Mixed-Strategy Nash Equilibria and PPAD. A mixed strategy is a probability distribution over the pure strategies of a player. In a mixed-strategy Nash equilibrium (MNE), every player simultaneously chooses a mixed strategy maximizing its expected payoff, given those chosen by the others. For example, in “Rock-Paper-Scissors,” with each player receiving payoff 1 for a win, 0 for a draw, and -1 for a loss, the only MNE has each player randomizing uniformly over its three strategies to obtain an expected payoff of 0. Nash proved that every game with a finite number of players and strategies has at least one MNE.28 Computing an MNE of a finite game is a central equilibrium computation problem.
We focus on the two-player (“bimatrix”) case, where the input is two m × n payoff matrices (one for each player) with integer entries; with three or more players, the problem appears to be harder in a precise complexity-theoretic sense.15 We emphasize that the two payoff matrices are completely unrelated, and need not be “zero-sum” like in Rock-Paper-Scissors. (When the two payoff matrices sum to a constant matrix, an MNE can be computed in polynomial time via linear programming; see for example, Nisan30 for details.)

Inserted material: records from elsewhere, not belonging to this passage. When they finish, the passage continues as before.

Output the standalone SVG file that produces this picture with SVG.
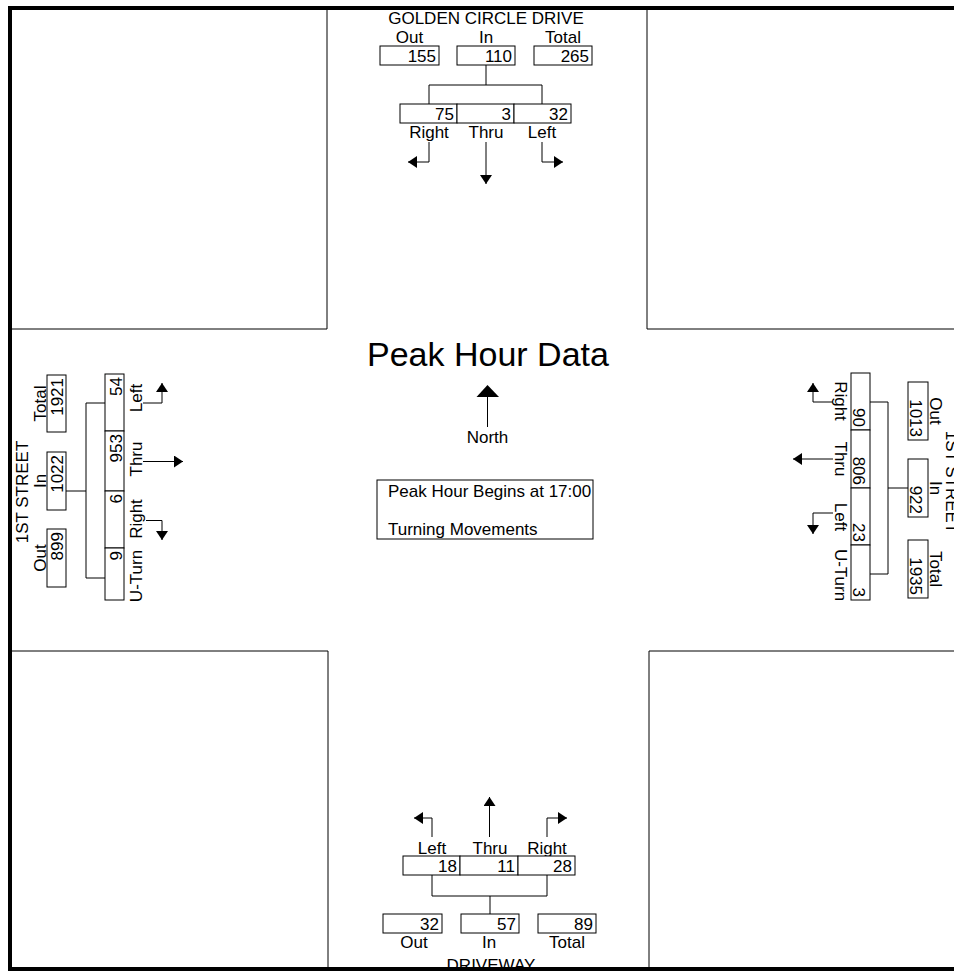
<svg xmlns="http://www.w3.org/2000/svg" width="954" height="971" viewBox="0 0 954 971">
<style>
text { font-family: "Liberation Sans", Arial, sans-serif; font-size: 17px; fill: #000; }
.m { text-anchor: middle; }
.e { text-anchor: end; }
.box { fill: #fff; stroke: #000; stroke-width: 1; }
.ln { fill: none; stroke: #000; stroke-width: 1; }
.arr { fill: none; stroke: #000; stroke-width: 1; marker-end: url(#ah); }
.frame { fill: none; stroke: #000; stroke-width: 4; }
</style>
<defs>
<marker id="ah" viewBox="0 0 10 10" refX="10" refY="5" markerWidth="9" markerHeight="12" markerUnits="userSpaceOnUse" orient="auto" preserveAspectRatio="none">
<path d="M0,0 L10,5 L0,10 z" fill="#000"/>
</marker>
</defs>
<rect width="954" height="971" fill="#fff"/>

<g id="blocks" class="ln">
<path d="M10,329 H327 V10"/>
<path d="M647,10 V329 H954"/>
<path d="M10,651 H328 V968"/>
<path d="M954,651 H649 V968"/>
</g>

<g id="connectors">
<path class="ln" d="M486,65 V85 M429,104 V85 H542 V104"/>
<path class="ln" d="M432,875 V896 H547 V875 M490,896 V914"/>
<path class="ln" d="M66,491 H86 M105,403 H86 V578 H105"/>
<path class="ln" d="M870,402 H888 V574 H870 M888,488 H908"/>
<path class="arr" d="M429,142 V162 H408"/>
<path class="arr" d="M486,142 V184"/>
<path class="arr" d="M542,142 V162 H563"/>
<path class="arr" d="M432,837 V818 H414"/>
<path class="arr" d="M489.5,837 V797"/>
<path class="arr" d="M547,837 V818 H567"/>
<path class="arr" d="M143,403 H162 V383"/>
<path class="arr" d="M143,461.5 H183"/>
<path class="arr" d="M146,520.5 H162 V540"/>
<path class="arr" d="M833,402 H813 V383"/>
<path class="arr" d="M833,459 H793"/>
<path class="arr" d="M833,513 H813 V534"/>
</g>

<g id="north">
<text class="m" x="486" y="24">GOLDEN CIRCLE DRIVE</text>
<g id="n-out"><text class="m" x="409.5" y="43">Out</text><rect class="box" x="380" y="46" width="59" height="19"/><text class="e" x="436" y="62">155</text></g>
<g id="n-in"><text class="m" x="486" y="43">In</text><rect class="box" x="457" y="46" width="58" height="19"/><text class="e" x="512" y="62">110</text></g>
<g id="n-total"><text class="m" x="563" y="43">Total</text><rect class="box" x="534" y="46" width="58" height="19"/><text class="e" x="589" y="62">265</text></g>
<g id="n-right"><rect class="box" x="400" y="104" width="57" height="19"/><text class="e" x="454" y="120">75</text><text class="m" x="429" y="138">Right</text></g>
<g id="n-thru"><rect class="box" x="457" y="104" width="57" height="19"/><text class="e" x="511" y="120">3</text><text class="m" x="486" y="138">Thru</text></g>
<g id="n-left"><rect class="box" x="514" y="104" width="57" height="19"/><text class="e" x="568" y="120">32</text><text class="m" x="542" y="138">Left</text></g>
</g>

<g id="south">
<g id="s-left"><text class="m" x="432" y="854">Left</text><rect class="box" x="403" y="856" width="57" height="19"/><text class="e" x="457" y="872">18</text></g>
<g id="s-thru"><text class="m" x="490" y="854">Thru</text><rect class="box" x="460" y="856" width="58" height="19"/><text class="e" x="515" y="872">11</text></g>
<g id="s-right"><text class="m" x="547" y="854">Right</text><rect class="box" x="518" y="856" width="57" height="19"/><text class="e" x="572" y="872">28</text></g>
<g id="s-out"><rect class="box" x="383" y="914" width="59" height="19"/><text class="e" x="439" y="930">32</text><text class="m" x="414" y="948">Out</text></g>
<g id="s-in"><rect class="box" x="461" y="914" width="58" height="19"/><text class="e" x="516" y="930">57</text><text class="m" x="489" y="948">In</text></g>
<g id="s-total"><rect class="box" x="538" y="914" width="58" height="19"/><text class="e" x="593" y="930">89</text><text class="m" x="567" y="948">Total</text></g>
<text class="m" x="491" y="971">DRIVEWAY</text>
</g>

<g id="west">
<text class="m" transform="translate(28,492) rotate(-90)">1ST STREET</text>
<g id="w-total"><text class="m" transform="translate(46,403.5) rotate(-90)">Total</text><rect class="box" x="47" y="375" width="19" height="57"/><text class="e" transform="translate(63,378) rotate(-90)">1921</text></g>
<g id="w-in"><text class="m" transform="translate(46,481) rotate(-90)">In</text><rect class="box" x="47" y="452" width="19" height="58"/><text class="e" transform="translate(63,455) rotate(-90)">1022</text></g>
<g id="w-out"><text class="m" transform="translate(46,558) rotate(-90)">Out</text><rect class="box" x="47" y="529" width="19" height="58"/><text class="e" transform="translate(63,532) rotate(-90)">899</text></g>
<g id="w-left"><rect class="box" x="105" y="374" width="19" height="57"/><text class="e" transform="translate(122,377) rotate(-90)">54</text><text class="m" transform="translate(142,398) rotate(-90)">Left</text></g>
<g id="w-thru"><rect class="box" x="105" y="431" width="19" height="60"/><text class="e" transform="translate(122,434) rotate(-90)">953</text><text class="m" transform="translate(142,459) rotate(-90)">Thru</text></g>
<g id="w-right"><rect class="box" x="105" y="491" width="19" height="57"/><text class="e" transform="translate(122,494) rotate(-90)">6</text><text class="m" transform="translate(142,519) rotate(-90)">Right</text></g>
<g id="w-uturn"><rect class="box" x="105" y="548" width="19" height="52"/><text class="e" transform="translate(122,551) rotate(-90)">9</text><text class="m" transform="translate(142,576) rotate(-90)">U-Turn</text></g>
</g>

<g id="east">
<text class="m" transform="translate(946,482) rotate(90)">1ST STREET</text>
<g id="e-right"><rect class="box" x="851" y="373" width="19" height="57"/><text class="e" transform="translate(853,427) rotate(90)">90</text><text class="m" transform="translate(835,401) rotate(90)">Right</text></g>
<g id="e-thru"><rect class="box" x="851" y="430" width="19" height="58"/><text class="e" transform="translate(853,485) rotate(90)">806</text><text class="m" transform="translate(835,459) rotate(90)">Thru</text></g>
<g id="e-left"><rect class="box" x="851" y="488" width="19" height="57"/><text class="e" transform="translate(853,542) rotate(90)">23</text><text class="m" transform="translate(835,517) rotate(90)">Left</text></g>
<g id="e-uturn"><rect class="box" x="851" y="545" width="19" height="55"/><text class="e" transform="translate(853,597) rotate(90)">3</text><text class="m" transform="translate(835,575) rotate(90)">U-Turn</text></g>
<g id="e-out"><rect class="box" x="908" y="382" width="20" height="58"/><text class="e" transform="translate(910,437) rotate(90)">1013</text><text class="m" transform="translate(930,411) rotate(90)">Out</text></g>
<g id="e-in"><rect class="box" x="908" y="459" width="20" height="58"/><text class="e" transform="translate(910,514) rotate(90)">922</text><text class="m" transform="translate(930,488) rotate(90)">In</text></g>
<g id="e-total"><rect class="box" x="908" y="540" width="20" height="58"/><text class="e" transform="translate(910,595) rotate(90)">1935</text><text class="m" transform="translate(930,569) rotate(90)">Total</text></g>
</g>

<g id="center">
<text x="367" y="366" style="font-size:34px">Peak Hour Data</text>
<g id="north-arrow"><path class="ln" d="M487.5,427 V396"/><path d="M476.5,397 L499,397 L487.5,385 z" fill="#000"/><text class="m" x="487.5" y="443">North</text></g>
<g id="info"><rect class="box" x="377" y="480" width="216" height="59"/><text x="388" y="497">Peak Hour Begins at 17:00</text><text x="388" y="535">Turning Movements</text></g>
</g>

<g id="frame" class="frame">
<path d="M954,8 H10 V969 H954"/>
</g>
</svg>
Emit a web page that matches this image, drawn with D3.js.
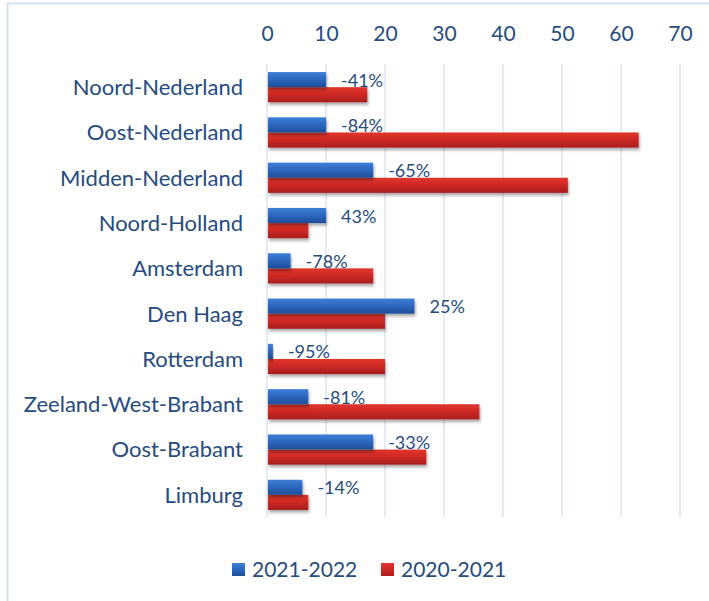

There is a non-obvious “guided search” algorithm for two-player games called the Lemke-Howson algorithm;24 see von Stengel30 for a careful exposition. This algorithm is a path-following algorithm in the spirit of local search, but it is not guided by an objective or potential function and thus does not prove that computing an MNE of a bimatrix game is in PLS. In conjunction with our earlier reasoning, however, the Lemke-Howson algorithm shows that the problem is not NP-hard unless NP = coNP.25
A complexity class that is related to but apparently different from PLS is PPAD, which stands for “polynomial parity argument, directed version”. This class was defined in Papadimitrou32 to capture the complexity of computing MNE and related problems, such as computing approximate Brouwer fixed points. Its formal definition parallels that of PLS, with a PPAD problem consisting of the minimal ingredients necessary to execute a Lemke-Howson-like path-following procedure (again easily phrased as three polynomial-time algorithms). A problem in PPAD is PPAD-complete if every problem in PPAD reduces to it in polynomial time; the complete problem is then polynomial-time solvable only if all problems in PPAD are. Since PPAD contains several well-studied problems that are not known to be solvable via a polynomial-time algorithm, a proof of PPAD-completeness can be interpreted as a significant intractability result.
A few years ago, the problem of computing an MNE of a bimatrix game was shown to be PPAD-complete.8, 12 Thus, if P ≠ PPAD, there is no general-purpose and computationally efficient algorithm for this problem, and in particular there is no general and tractable way for players to reach a Nash equilibrium in a reasonable amount of time. This hardness result casts doubt on the predictive power of the Nash equilibrium concept in arbitrary games. See Chen8 and Daskalakis et al.12 for the details of this tour de force result and Daskalakis et al.13 for a high-level survey of the proof.
Future Directions
The rapid rate of progress in algorithmic game theory has been nourished by deep connections with other areas of theoretical computer science and a consistent infusion of new motivating applications. There remains a surfeit of important open research directions across all three of the AGT areas surveyed here, such as developing theory for the design and analysis of mechanisms for multi-parameter problems, for minimizing the inefficiency of equilibria (for example, via a mediating network protocol), and for the computation of approximate equilibria. See Roughgarden35 and the concluding sections of many chapters in Nisan30 for more details and many concrete open problems.
A broad challenge, mentioned also in Shoham’s recent Communications article,40 is to develop more appropriate models of agent behavior. All of the results described in this article, even the welfare guarantee of the simple second-price auction, depend on some kind of behavioral assumptions about the participants. Such assumptions are required to address modern applications, yet are largely foreign to the theoretical computer science mindset, which is characterized by minimal assumptions and worst-case analysis. But a number of new types of worst-case guarantees, coupled with novel behavioral models, have already begun to sprout in the AGT literature. For example: mechanism implementation in undominated strategies3 and in ex post collusion-proof Nash equilibrium;31 the price of total anarchy;6,36 and the complexity of unit-recall games.16 We expect these are only the vanguard of what promises to be a rich and relevant theory.
Figures
Figure 1. Two selfish routing networks with price of anarchy 4/3. One unit of selfish traffic travels from s to t. At equilibrium, all traffic travels on the bottom path and the zig-zag path, respectively. In an optimal solution, traffic is split equally between the two edges and between the two two-hop paths, respectively.
Figure 2. Modest overprovisioning guarantees near-optimal routing. (a) displays the per-unit cost c(x) = 1/(u – x) as a function of the load x for an edge with capacity u = 2. (b) shows the worst-case price of anarchy as a function of the fraction of unused network capacity.